Why do MOS scores vary across studies for the same TTS model?
TTS
Research Studies
Speech AI
Why do Mean Opinion Scores differ across studies for the same Text-to-Speech model? Because MOS is not just a model score. It is a perception score shaped by environment, listener profile, task framing, and evaluation discipline.
Two studies can evaluate the exact same TTS model and arrive at different MOS results without either being “wrong.” The difference lies in the surrounding variables.
Listener Composition Drives Perception
MOS is fundamentally subjective. A panel of native speakers trained in phonetic nuances will judge prosody, stress, and subtle pronunciation shifts more critically than a general audience panel. Conversely, non-native listeners may prioritize intelligibility over natural rhythm.
Demographic diversity, linguistic background, domain familiarity, and even exposure to high-quality speech systems all influence scoring behavior. A technically acceptable output may receive stricter ratings from trained evaluators and more forgiving ratings from casual listeners.
Use Case Alignment Changes the Standard
A voice used for audiobooks is judged differently than one designed for IVR systems. In a controlled lab test with neutral sentences, a model may score high. In a customer support simulation requiring emotional modulation and conversational pacing, the same model may receive lower ratings.
MOS reflects contextual expectations. When the evaluation scenario does not match the deployment context, variability is inevitable.
Methodology Alters Outcomes
MOS results are highly sensitive to evaluation design.
Scale Interpretation: A 1 to 5 scale can be interpreted differently across cultures and evaluator groups. Some panels avoid extreme ratings. Others use the full scale aggressively.
Sample Length: Short clips may hide repetition fatigue or rhythm instability that long-form listening exposes.

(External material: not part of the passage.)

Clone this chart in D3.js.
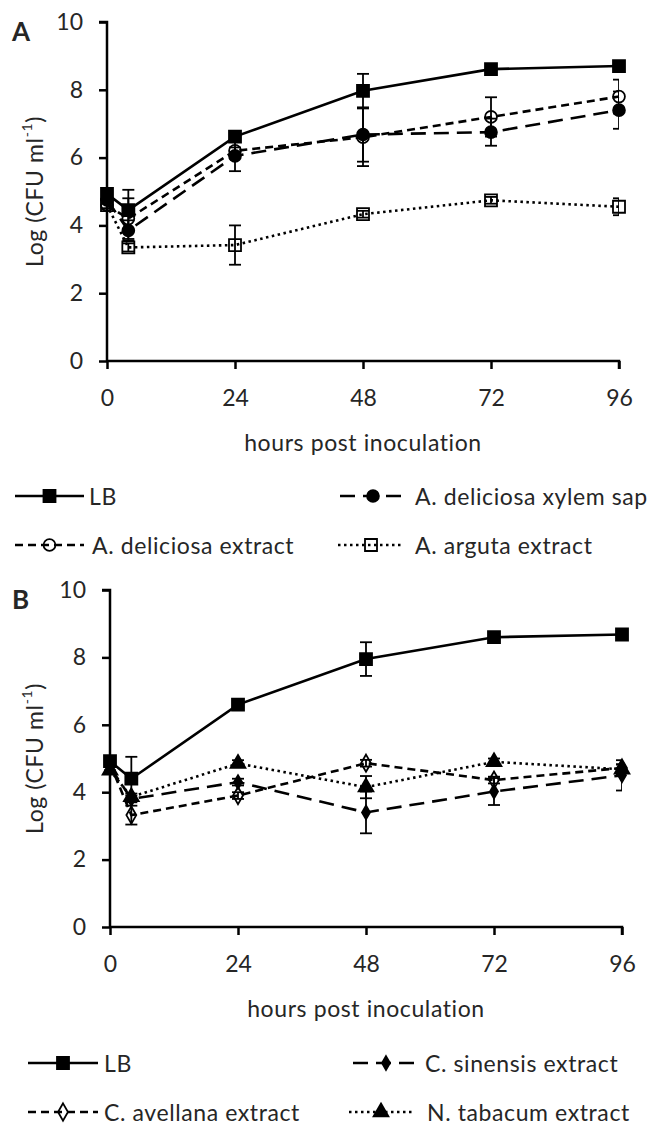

Presentation Order: Anchoring bias can influence ratings if samples are not randomized.
Controlled Conditions: Listening environment, headphone quality, and background noise significantly affect perception.
Without strict standardization, cross-study comparability weakens.
Quality Control Discipline Matters
MOS variability often stems from differences in quality control rigor.
Evaluator Calibration: Uncalibrated listeners create scoring drift.
Attention Checks: Inattentive raters inflate or deflate averages unpredictably.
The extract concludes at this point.